Higher-Order Semantics with Dendrograms & Hierarchical Clustering
When combined with advanced techniques like sentence and word embeddings, hierarchical clustering can uncover higher-order semantics—providing insight into the underlying “thoughts” or “ideas” within the data. This capability is crucial not only for understanding textual data but also for applications such as AI agent alignment, where interpreting the deeper meanings and intentions behind clusters can guide more accurate and aligned AI behavior.

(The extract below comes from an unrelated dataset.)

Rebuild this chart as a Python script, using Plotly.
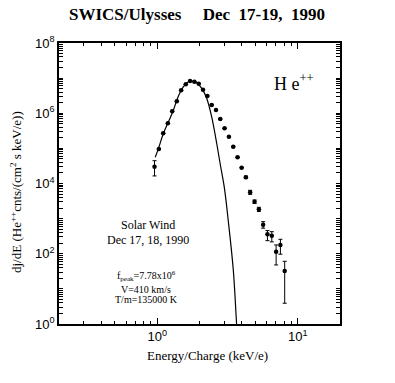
import plotly.graph_objects as go

# Measured He++ spectrum (Energy/Charge in keV/e, dj/dE)
energy = [0.957, 1.028, 1.103, 1.191, 1.278, 1.379, 1.480, 1.598, 1.714, 1.839,
          1.976, 2.119, 2.274, 2.443, 2.621, 2.810, 3.017, 3.240, 3.477, 3.732,
          3.990, 4.277, 4.587, 4.930, 5.292, 5.675, 6.09, 6.54, 7.02, 7.53, 8.08]
flux = [3.0e4, 9.6e4, 2.69e5, 5.17e5, 1.14e6, 2.19e6, 4.50e6, 6.67e6, 8.28e6, 7.91e6,
        6.94e6, 4.69e6, 3.10e6, 1.72e6, 1.24e6, 6.85e5, 3.73e5, 2.15e5, 1.12e5, 5.57e4,
        2.82e4, 1.50e4, 5.62e3, 3.04e3, 1.84e3, 672, 358, 327, 114, 177, 32.3]
flux_hi = [4.46e4, 9.6e4, 2.69e5, 5.17e5, 1.14e6, 2.19e6, 4.50e6, 6.67e6, 8.28e6, 7.91e6,
           6.94e6, 4.69e6, 3.10e6, 1.72e6, 1.24e6, 6.85e5, 3.73e5, 2.15e5, 1.12e5, 5.57e4,
           2.82e4, 1.62e4, 6.4e3, 3.4e3, 2.1e3, 818, 457, 425, 178, 258, 61]
flux_lo = [1.64e4, 9.6e4, 2.69e5, 5.17e5, 1.14e6, 2.19e6, 4.50e6, 6.67e6, 8.28e6, 7.91e6,
           6.94e6, 4.69e6, 3.10e6, 1.72e6, 1.24e6, 6.85e5, 3.73e5, 2.15e5, 1.12e5, 5.57e4,
           2.82e4, 1.38e4, 4.9e3, 2.7e3, 1.6e3, 535, 236, 218, 48, 97, 3.9]

# Solar wind Maxwellian fit curve
fit_energy = [0.968, 1.021, 1.108, 1.203, 1.305, 1.416, 1.537, 1.667, 1.762, 1.912,
              2.075, 2.25, 2.44, 2.65, 2.83, 3.01, 3.20, 3.48, 3.67, 3.75]
fit_flux = [5.57e4, 1.0e5, 2.69e5, 5.74e5, 1.24e6, 3.10e6, 5.70e6, 7.91e6, 8.2e6, 7.41e6,
            5.13e6, 2.67e6, 7.98e5, 1.40e5, 3.0e4, 7.3e3, 914, 34.4, 1.05, 0.3]

# Y axis: every decade and every 2..9 multiple gets a tick, labels on even decades
y_tickvals = []
y_ticktext = []
for d in range(0, 9):
    y_tickvals.append(10 ** d)
    y_ticktext.append("10<sup>%d</sup>" % d if d % 2 == 0 else "")
    if d < 8:
        for m in range(2, 10):
            y_tickvals.append(m * 10 ** d)
            y_ticktext.append("")

x_tickvals = [1, 10]
x_ticktext = ["10<sup>0</sup>", "10<sup>1</sup>"]
x_minor = [m * 10 ** d for d in range(-1, 2) for m in range(2, 10)]

W, H = 395, 383
L, R, T, B = 59, 340, 43, 324

def px(x):
    return (x - L) / (R - L)

def py(y):
    return (B - y) / (B - T)

serif = "Liberation Serif"
sans = "Liberation Sans"

fig = go.Figure()
fig.add_trace(go.Scatter(
    x=fit_energy, y=fit_flux, mode="lines", line=dict(color="black", width=1.2, shape="spline"),
    showlegend=False, hoverinfo="skip"))
fig.add_trace(go.Scatter(
    x=energy, y=flux, mode="markers",
    marker=dict(color="black", size=4.5, symbol="circle"),
    error_y=dict(type="data", symmetric=False,
                 array=[h - f for h, f in zip(flux_hi, flux)],
                 arrayminus=[f - l for f, l in zip(flux, flux_lo)],
                 color="black", thickness=1, width=2),
    showlegend=False))

fig.update_xaxes(type="log", range=[-0.699, 1.301], tickmode="array",
                 tickvals=x_tickvals, ticktext=x_ticktext, ticklen=6,
                 showgrid=False, zeroline=False, showline=True, linecolor="black", linewidth=1.6,
                 mirror="allticks", ticks="inside", tickwidth=1.2, tickcolor="black",
                 tickfont=dict(family=sans, size=13, color="black"),
                 minor=dict(ticks="inside", ticklen=3.5, tickwidth=1.2, tickcolor="black",
                            tickmode="array", tickvals=x_minor, showgrid=False))
fig.update_yaxes(type="log", range=[0, 8], tickmode="array",
                 tickvals=y_tickvals, ticktext=y_ticktext, ticklen=4,
                 showgrid=False, zeroline=False, showline=True, linecolor="black", linewidth=1.6,
                 mirror="allticks", ticks="inside", tickwidth=1.2, tickcolor="black",
                 tickfont=dict(family=sans, size=13, color="black"))

ann = [
    dict(text="<b>SWICS/Ulysses\u00a0\u00a0\u00a0\u00a0 Dec\u00a0 17-19,\u00a0 1990</b>",
         x=px(196.5), y=py(14), font=dict(family=serif, size=17, color="black")),
    dict(text="dj/dE (He<sup>++</sup>cnts/(cm<sup>2</sup> s keV/e))",
         x=px(16), y=py(192), textangle=-90,
         font=dict(family=serif, size=13, color="black")),
    dict(text="Energy/Charge (keV/e)", x=px(207), y=py(355),
         font=dict(family=serif, size=13, color="black")),
    dict(text="H e<sup>++</sup>", x=px(294), y=py(82),
         font=dict(family=serif, size=18, color="black")),
    dict(text="Solar Wind", x=px(148), y=py(225),
         font=dict(family=serif, size=12, color="black")),
    dict(text="Dec 17, 18, 1990", x=px(148), y=py(240),
         font=dict(family=serif, size=12, color="black")),
    dict(text="f<sub>peak</sub>=7.78x10<sup>6</sup>", x=px(146), y=py(276),
         font=dict(family=serif, size=10, color="black")),
    dict(text="V=410 km/s", x=px(146), y=py(289),
         font=dict(family=serif, size=10, color="black")),
    dict(text="T/m=135000 K", x=px(146.7), y=py(299),
         font=dict(family=serif, size=10, color="black")),
]
for a in ann:
    a["xref"] = "paper"
    a["yref"] = "paper"
    a["showarrow"] = False
    a["xanchor"] = "center"
    a["yanchor"] = "middle"

fig.update_layout(
    width=W, height=H,
    margin=dict(l=L, r=W - R, t=T, b=H - B),
    paper_bgcolor="white", plot_bgcolor="white",
    annotations=ann,
)

fig.write_html("out.html", config={"displayModeBar": False},
               post_script="document.body.style.margin='0';")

Why Hierarchical Clustering?
Hierarchical clustering is particularly effective for text analysis because it reveals intricate, multi-level relationships within data. Unlike flat clustering methods, which create a single level of clusters, hierarchical clustering constructs a dendrogram—a tree-like diagram that illustrates how sentences or words are grouped together at various levels of similarity. This hierarchical approach helps uncover complex semantic structures and relationships that are often missed by simpler clustering techniques.

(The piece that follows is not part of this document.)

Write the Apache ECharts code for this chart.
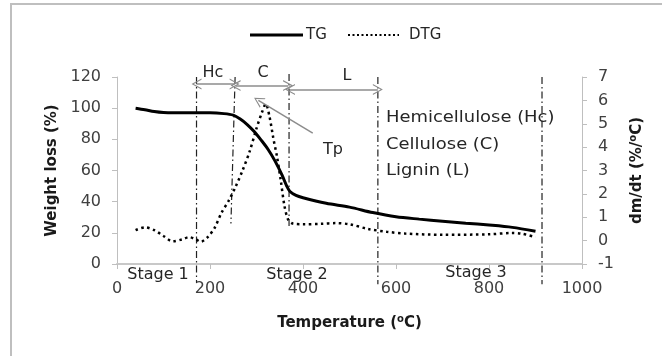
<!DOCTYPE html>
<html><head><meta charset="utf-8">
<script src="https://cdn.jsdelivr.net/npm/echarts@6/dist/echarts.min.js"></script>
<style>html,body{margin:0;padding:0;background:#fff}#c{width:662px;height:356px}</style>
</head><body><div id="c"></div>
<script>
// ---- data ----
const tgTemp = [40, 60, 80, 100, 150, 200, 230, 250, 265, 280, 295, 310, 325, 340, 355, 365, 372, 385, 400, 450, 500, 550, 600, 650, 700, 750, 800, 850, 900];
const tgVal  = [100, 99, 97.8, 97.2, 97, 97, 96.5, 95.5, 93, 89.5, 85, 79.5, 73.5, 66, 57, 50, 46.5, 44, 42.5, 39, 36.5, 33, 30.3, 28.8, 27.5, 26.2, 25, 23.5, 21];
const dtgTemp = [40, 60, 80, 100, 120, 140, 155, 170, 180, 195, 210, 225, 240, 255, 270, 285, 300, 312, 320, 328, 336, 344, 352, 360, 368, 378, 400, 440, 470, 500, 540, 580, 620, 700, 800, 850, 870, 900];
const dtgVal  = [0.45, 0.57, 0.45, 0.2, -0.03, 0.05, 0.15, 0.05, -0.05, 0.15, 0.55, 1.2, 1.7, 2.3, 3.0, 3.8, 4.8, 5.5, 5.85, 5.3, 4.4, 3.6, 2.6, 1.5, 0.9, 0.73, 0.7, 0.72, 0.75, 0.7, 0.5, 0.38, 0.3, 0.25, 0.27, 0.33, 0.3, 0.15];
const legendNames = ['TG', 'DTG'];
// stage boundaries (dash-dot vertical lines): [temp top, value top, temp bottom, value bottom]
const vLines = [[171, 120, 171, -12], [254, 120, 245, 26], [370, 122, 370, 24], [561, 120, 561, -13], [914, 120, 914, -13]];
// component range arrows: [from T, to T, level]
const rangeArrows = [[171, 253, 115.5], [255, 368, 114.5], [372, 561, 112]];
const tpArrow = [[421, 84], [304, 105]];

const FONT = '"DejaVu Sans", "Noto Sans", sans-serif';
const chart = echarts.init(document.getElementById('c'), null, {renderer: 'canvas'});

const chevron = 'path://M0,10 L5,0 L10,10 L8.8,10 L5,2.2 L1.2,10 Z';
const series = [
  {name: legendNames[0], type: 'line', yAxisIndex: 0, symbol: 'none', smooth: 0.3,
   data: tgTemp.map((t, i) => [t, tgVal[i]]),
   lineStyle: {color: '#000', width: 3}, itemStyle: {color: '#000'}, z: 5},
  {name: legendNames[1], type: 'line', yAxisIndex: 1, symbol: 'none', smooth: 0.3,
   data: dtgTemp.map((t, i) => [t, dtgVal[i]]),
   lineStyle: {color: '#000', width: 2.5, type: [2.5, 3.5]}, itemStyle: {color: '#000'}, z: 4}
];
vLines.forEach((v, i) => series.push({
  name: 'v' + i, type: 'line', yAxisIndex: 0, symbol: 'none', clip: false, silent: true,
  data: [[v[0], v[1]], [v[2], v[3]]],
  lineStyle: {color: '#222', width: 1.2, type: [7, 3, 1.5, 3]}, z: 3
}));
series.push({
  name: 'arrows', type: 'line', yAxisIndex: 0, data: [], silent: true,
  markLine: {
    silent: true, animation: false,
    symbol: [chevron, chevron], symbolSize: [11, 10],
    label: {show: false},
    lineStyle: {color: '#8c8c8c', width: 1.5, type: 'solid'},
    data: rangeArrows.map(a => [{coord: [a[0], a[2]]}, {coord: [a[1], a[2]]}]).concat([
      [{coord: tpArrow[0], symbol: 'none'}, {coord: tpArrow[1], symbol: chevron, symbolSize: [11, 10]}]
    ])
  }
});

const txt = (x, y, s, size, align, sx) => ({type: 'text', x: x, y: y, silent: true,
  scaleX: sx || 1, originX: 0, originY: 0,
  style: {text: s, font: size + 'px ' + FONT, fill: '#262626', align: align || 'center', verticalAlign: 'middle'}});

chart.setOption({
  animation: false,
  textStyle: {fontFamily: FONT},
  legend: {show: false, data: legendNames},
  grid: {left: 117, right: 80, top: 77, bottom: 92},
  xAxis: {
    type: 'value', min: 0, max: 1000, interval: 200,
    name: 'Temperature ({s|o}C)', nameLocation: 'middle', nameGap: 50,
    nameTextStyle: {fontSize: 15, fontWeight: 'bold', color: '#1a1a1a', fontFamily: FONT,
      rich: {s: {fontSize: 10, fontWeight: 'bold', verticalAlign: 'top', padding: [0, 0, 8, 0], color: '#1a1a1a', fontFamily: FONT}}},
    axisLine: {lineStyle: {color: '#c8c8c8', width: 2}},
    axisTick: {show: true, length: 5, lineStyle: {color: '#bfbfbf'}},
    axisLabel: {fontSize: 16, color: '#404040', margin: 17, fontFamily: FONT, formatter: v => String(v)},
    splitLine: {show: false}
  },
  yAxis: [{
    type: 'value', min: 0, max: 120, interval: 20, position: 'left',
    name: 'Weight loss (%)', nameLocation: 'middle', nameGap: 57, nameRotate: 90,
    nameTextStyle: {fontSize: 15, fontWeight: 'bold', color: '#1a1a1a', fontFamily: FONT},
    axisLine: {show: true, lineStyle: {color: '#bfbfbf'}},
    axisTick: {show: true, length: 5, lineStyle: {color: '#bfbfbf'}},
    axisLabel: {fontSize: 16, color: '#404040', margin: 16, fontFamily: FONT},
    splitLine: {show: false}
  }, {
    type: 'value', min: -1, max: 7, interval: 1, position: 'right',
    name: 'dm/dt (%/{s|o}C)', nameLocation: 'middle', nameGap: 46, nameRotate: 90,
    nameTextStyle: {fontSize: 15, fontWeight: 'bold', color: '#1a1a1a', fontFamily: FONT,
      rich: {s: {fontSize: 10, fontWeight: 'bold', verticalAlign: 'top', padding: [0, 0, 8, 0], color: '#1a1a1a', fontFamily: FONT}}},
    axisLine: {show: true, lineStyle: {color: '#bfbfbf'}},
    axisTick: {show: true, length: 5, lineStyle: {color: '#bfbfbf'}},
    axisLabel: {fontSize: 16, color: '#404040', margin: 16, fontFamily: FONT},
    splitLine: {show: false}
  }],
  series: series,
  graphic: [
    {type: 'rect', silent: true, shape: {x: 11, y: 4, width: 720, height: 420}, style: {fill: 'none', stroke: '#bfbfbf', lineWidth: 2}},
    // legend
    {type: 'line', silent: true, shape: {x1: 250, y1: 35, x2: 303, y2: 35}, style: {stroke: '#000', lineWidth: 3}},
    txt(306, 35, legendNames[0], 15, 'left'),
    {type: 'line', silent: true, shape: {x1: 348, y1: 35, x2: 399, y2: 35}, style: {stroke: '#000', lineWidth: 2, lineDash: [2, 2.5]}},
    txt(409, 35, legendNames[1], 15, 'left'),
    // annotations
    txt(213, 73, 'Hc', 16), txt(263, 73, 'C', 16), txt(347, 76, 'L', 16), txt(333, 150, 'Tp', 16),
    txt(386, 118, 'Hemicellulose (Hc)', 16, 'left', 1.12),
    txt(386, 145, 'Cellulose (C)', 16, 'left', 1.12),
    txt(386, 171, 'Lignin (L)', 16, 'left', 1.12),
    txt(158, 275, 'Stage 1', 16), txt(297, 275, 'Stage 2', 16), txt(476, 273, 'Stage 3', 16)
  ]
});
</script></body></html>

Think of a dendrogram as a reflection of human thought processes. Just as we can think about concepts at different levels of abstraction—starting from specific details and moving up to broader, more abstract ideas—the dendrogram visually represents these layers of understanding. For instance, you might first think about “AI” in the context of specific technologies, then consider broader themes like “technological innovation” and “future of work” as you abstract higher up. Similarly, a dendrogram organizes sentences into clusters and sub-clusters, revealing how more concrete ideas aggregate into more abstract concepts.
The Ward Method and Dendrograms
The Ward method is a popular technique for hierarchical clustering because it minimizes the variance within each cluster, leading to more meaningful groupings. This method starts by treating each sentence as its own cluster and then iteratively merges clusters that result in the smallest increase in variance. The outcome is a dendrogram, which visually represents the clustering process and helps us understand how sentences or ideas are related at different levels of abstraction.

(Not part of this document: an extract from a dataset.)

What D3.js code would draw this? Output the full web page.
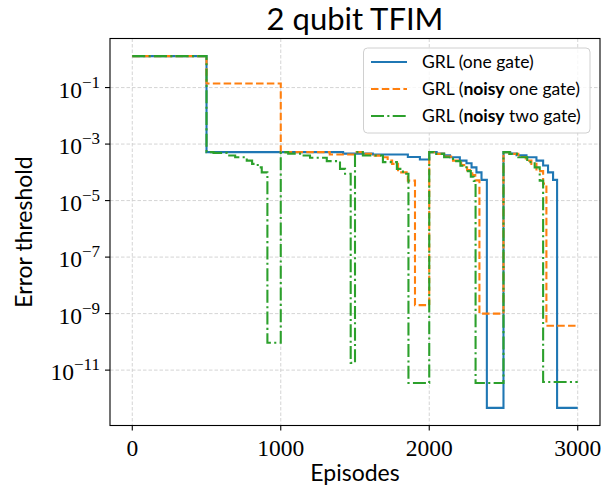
<!DOCTYPE html>
<html>
<head>
<meta charset="utf-8">
<script src="https://cdn.jsdelivr.net/npm/d3@7"></script>
<style>
  body { margin: 0; background: #fff; }
  svg { display: block; }
</style>
</head>
<body>
<script>
// Step data, [episode, error threshold]
var oneGate = [
  [0, 1.3], [500, 5.2e-4], [1420, 4.6e-4], [1620, 4.3e-4], [1856, 3.5e-4], [1937, 2.85e-4],
  [2000, 5.2e-4], [2050, 4.6e-4], [2100, 4.0e-4], [2140, 3.4e-4], [2206, 2.6e-4], [2251, 2.1e-4],
  [2285, 1.5e-4], [2318, 1.0e-4], [2352, 5.4e-5], [2388, 4.6e-13],
  [2500, 5.2e-4], [2545, 4.6e-4], [2588, 4.0e-4], [2655, 3.4e-4], [2722, 2.6e-4], [2767, 1.75e-4],
  [2800, 1.0e-4], [2834, 5.4e-5], [2861, 4.6e-13], [3000, 4.6e-13]
];
var noisyOneGate = [
  [0, 1.3], [500, 0.139], [1000, 5.2e-4], [1330, 4.3e-4],
  [1500, 5.2e-4], [1560, 4.5e-4], [1620, 3.9e-4], [1668, 3.4e-4], [1720, 2.6e-4], [1750, 2.0e-4],
  [1790, 1.0e-4], [1856, 5.1e-5], [1904, 2.0e-9],
  [2000, 5.2e-4], [2040, 4.5e-4], [2100, 3.6e-4], [2160, 2.6e-4], [2215, 1.8e-4], [2255, 1.2e-4],
  [2290, 8.0e-5], [2310, 5.2e-5], [2338, 1.0e-9],
  [2500, 5.2e-4], [2540, 4.5e-4], [2600, 3.5e-4], [2650, 2.6e-4], [2688, 2.0e-4], [2722, 1.1e-4],
  [2767, 4.0e-5], [2789, 3.7e-10], [3000, 3.7e-10]
];
var noisyTwoGate = [
  [0, 1.3], [500, 5.2e-4], [547, 4.9e-4], [637, 3.95e-4], [693, 3.4e-4], [771, 2.6e-4],
  [807, 2.0e-4], [845, 1.5e-4], [872, 1.0e-4], [910, 9.3e-11],
  [1000, 5.2e-4], [1050, 4.6e-4], [1130, 3.95e-4], [1197, 3.3e-4], [1310, 2.5e-4], [1399, 1.33e-4],
  [1433, 8.9e-5], [1471, 1.8e-11],
  [1500, 5.2e-4], [1553, 3.95e-4], [1688, 2.3e-4], [1782, 1.33e-4], [1823, 8.9e-5], [1860, 3.5e-12],
  [2000, 5.2e-4], [2030, 4.5e-4], [2100, 3.4e-4], [2160, 2.5e-4], [2210, 1.7e-4], [2250, 1.1e-4],
  [2280, 7.0e-5], [2300, 5.0e-5], [2312, 3.5e-12],
  [2500, 5.2e-4], [2540, 4.5e-4], [2600, 3.4e-4], [2660, 2.3e-4], [2710, 1.5e-4], [2744, 5.1e-5],
  [2767, 3.8e-12], [3000, 3.8e-12]
];

var seriesNames = ['one gate', 'noisy one gate', 'noisy two gate'];
var xTicks = [0, 1000, 2000, 3000];
var yTickExps = [-1, -3, -5, -7, -9, -11];

var scr = { w: 603, h: 489 };
var margins = { left: 110, right: 3, top: 38.5, bottom: 63.5 };

var svg = d3.select('body')
            .append('svg')
            .attr('width', scr.w)
            .attr('height', scr.h)
            .style('font-family', 'Lato, "Open Sans", sans-serif');

var allSeries = [oneGate, noisyOneGate, noisyTwoGate];
var xScale = d3.scaleLinear()
               .domain([-150, 3150])
               .range([margins.left, scr.w - margins.right]);

// log limits with a 5% pad in log space, like the default autoscale
var vals = d3.merge(allSeries).map(function(d){ return Math.log10(d[1]); });
var lo = d3.min(vals), hi = d3.max(vals), pad = (hi - lo) * 0.05;
var yScale = d3.scaleLog()
               .domain([Math.pow(10, lo - pad), Math.pow(10, hi + pad)])
               .range([scr.h - margins.bottom, margins.top]);

var x0 = margins.left, x1 = scr.w - margins.right;
var y0 = scr.h - margins.bottom, y1 = margins.top;

// grid
var grid = svg.append('g').attr('stroke', '#cfcfcf').attr('stroke-width', 0.9)
              .attr('stroke-dasharray', '3.5,2');
grid.selectAll('.gx').data(xTicks).enter().append('line')
    .attr('x1', function(d){ return xScale(d); }).attr('x2', function(d){ return xScale(d); })
    .attr('y1', y1).attr('y2', y0);
grid.selectAll('.gy').data(yTickExps).enter().append('line')
    .attr('y1', function(d){ return yScale(Math.pow(10, d)); }).attr('y2', function(d){ return yScale(Math.pow(10, d)); })
    .attr('x1', x0).attr('x2', x1);

// lines
var colors = ['#1f77b4', '#ff7f0e', '#2ca02c'];
var dashes = [null, '7.5,3.3', '13,3.3,2.1,3.3'];
var line = d3.line()
             .x(function(d){ return xScale(d[0]); })
             .y(function(d){ return yScale(d[1]); })
             .curve(d3.curveStepAfter);

svg.append('defs').append('clipPath').attr('id', 'clip')
   .append('rect').attr('x', x0).attr('y', y1).attr('width', x1 - x0).attr('height', y0 - y1);

svg.append('g').attr('clip-path', 'url(#clip)')
   .selectAll('path').data(allSeries).enter().append('path')
   .attr('d', line)
   .attr('fill', 'none')
   .attr('stroke', function(d, i){ return colors[i]; })
   .attr('stroke-width', 2.1)
   .attr('stroke-dasharray', function(d, i){ return dashes[i]; });

// frame
svg.append('rect').attr('x', x0).attr('y', y1).attr('width', x1 - x0).attr('height', y0 - y1)
   .attr('fill', 'none').attr('stroke', '#000').attr('stroke-width', 1.1);

// x axis
var xAxis = svg.append('g');
xAxis.selectAll('line').data(xTicks).enter().append('line')
     .attr('x1', function(d){ return xScale(d); }).attr('x2', function(d){ return xScale(d); })
     .attr('y1', y0).attr('y2', y0 + 5).attr('stroke', '#000').attr('stroke-width', 1.1);
xAxis.selectAll('text').data(xTicks).enter().append('text')
     .attr('x', function(d){ return xScale(d); })
     .attr('y', y0 + 30)
     .attr('text-anchor', 'middle')
     .style('font-family', '"Liberation Serif", serif')
     .style('font-size', '23.5px')
     .text(function(d){ return d; });

// y axis
var yAxis = svg.append('g');
yAxis.selectAll('line').data(yTickExps).enter().append('line')
     .attr('y1', function(d){ return yScale(Math.pow(10, d)); }).attr('y2', function(d){ return yScale(Math.pow(10, d)); })
     .attr('x1', x0 - 5).attr('x2', x0).attr('stroke', '#000').attr('stroke-width', 1.1);
var yLab = yAxis.selectAll('text').data(yTickExps).enter().append('text')
     .attr('x', 100)
     .attr('y', function(d){ return yScale(Math.pow(10, d)) + 10; })
     .attr('text-anchor', 'end')
     .style('font-family', '"Liberation Serif", serif')
     .style('font-size', '23.5px');
yLab.append('tspan').text('10');
yLab.append('tspan').attr('dy', -10).style('font-size', '17px')
    .text(function(d){ return '\u2212' + Math.abs(d); });

// labels
svg.append('text').attr('x', (x0 + x1) / 2).attr('y', 481)
   .attr('text-anchor', 'middle').style('font-size', '23px').text('Episodes');
svg.append('text').attr('transform', 'translate(32,' + ((y0 + y1) / 2) + ') rotate(-90)')
   .attr('text-anchor', 'middle').style('font-size', '23px').text('Error threshold');
svg.append('text').attr('x', (x0 + x1) / 2).attr('y', 29.5)
   .attr('text-anchor', 'middle').style('font-size', '31px').text('2 qubit TFIM');

// legend
var legend = svg.append('g');
legend.append('rect').attr('x', 363.5).attr('y', 48).attr('width', 226.5).attr('height', 85)
      .attr('rx', 4).attr('fill', '#fff').attr('fill-opacity', 0.8)
      .attr('stroke', '#d0d0d0').attr('stroke-width', 1);
var rows = legend.selectAll('.row').data(seriesNames).enter().append('g')
                 .attr('transform', function(d, i){ return 'translate(0,' + (62 + i * 27) + ')'; });
rows.append('line').attr('x1', 371).attr('x2', 407).attr('y1', 0).attr('y2', 0)
    .attr('stroke', function(d, i){ return colors[i]; })
    .attr('stroke-width', 2.1)
    .attr('stroke-dasharray', function(d, i){ return dashes[i]; });
var lt = rows.append('text').attr('x', 422).attr('y', 6).style('font-size', '17.5px');
lt.each(function(d){
  var t = d3.select(this);
  t.append('tspan').text('GRL (');
  if (d.indexOf('noisy') === 0) {
    t.append('tspan').style('font-weight', 'bold').text('noisy');
    t.append('tspan').text(d.slice(5) + ')');
  } else {
    t.append('tspan').text(d + ')');
  }
});
</script>
</body>
</html>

Harnessing Sentence and Word Embeddings
In this process, sentence embeddings are crucial for capturing the semantic meaning of sentences. We use the SentenceTransformer model to convert each sentence into a dense vector that encapsulates its meaning. These sentence embeddings are then used to calculate distances between sentences, reflecting their semantic similarity.
The CountVectorizer model extracts individual words from the sentences, which are also converted into word embeddings using the same SentenceTransformer model. This allows us to evaluate the importance of specific words within each cluster. By comparing the average sentence embedding of a cluster with word embeddings, we can identify the top keywords that best represent the cluster’s core concepts.
Revealing the “Thoughts” Behind the Clusters
The real power of hierarchical clustering combined with embeddings lies in its ability to reveal the deeper “thoughts” or “ideas” within the data. By examining the dendrogram and the keywords associated with each cluster, we can uncover the central themes that define each grouping. This process allows us to interpret complex semantic relationships and gain insights into the underlying concepts.
For instance, a cluster might bring together sentences about “AI” and “machine learning,” reflecting a broader theme of technological advancement. Another cluster might group sentences about “renewable energy” and “sustainability,” highlighting environmental concerns. This approach not only organizes similar sentences but also elucidates the deeper ideas connecting them.
The Importance of Understanding Higher-Order Semantics for AI Alignment
Understanding higher-order semantics is essential for AI agent alignment, as it helps ensure that AI systems accurately interpret and align with human values and intentions. By revealing the underlying themes and ideas within clusters, we can better understand how AI systems might perceive and act upon different concepts. This insight can guide the development of more aligned and effective AI agents, ensuring they operate in harmony with human goals and expectations.
In a sense, the hierarchical levels in a dendrogram mirror the human ability to think abstractly or concretely. Just as we navigate from specific details to broader concepts, the dendrogram organizes data from detailed clusters into more general themes. This analogy highlights the potential of hierarchical clustering to model human-like thought processes, making it a powerful tool for both data analysis and AI development.
Hierarchical clustering, when paired with advanced embedding techniques, offers a powerful method for interpreting complex textual data. By visualizing the hierarchical relationships and understanding the deeper semantic connections, this approach provides valuable insights into the thoughts and ideas that shape our world, with implications for enhancing AI alignment and beyond.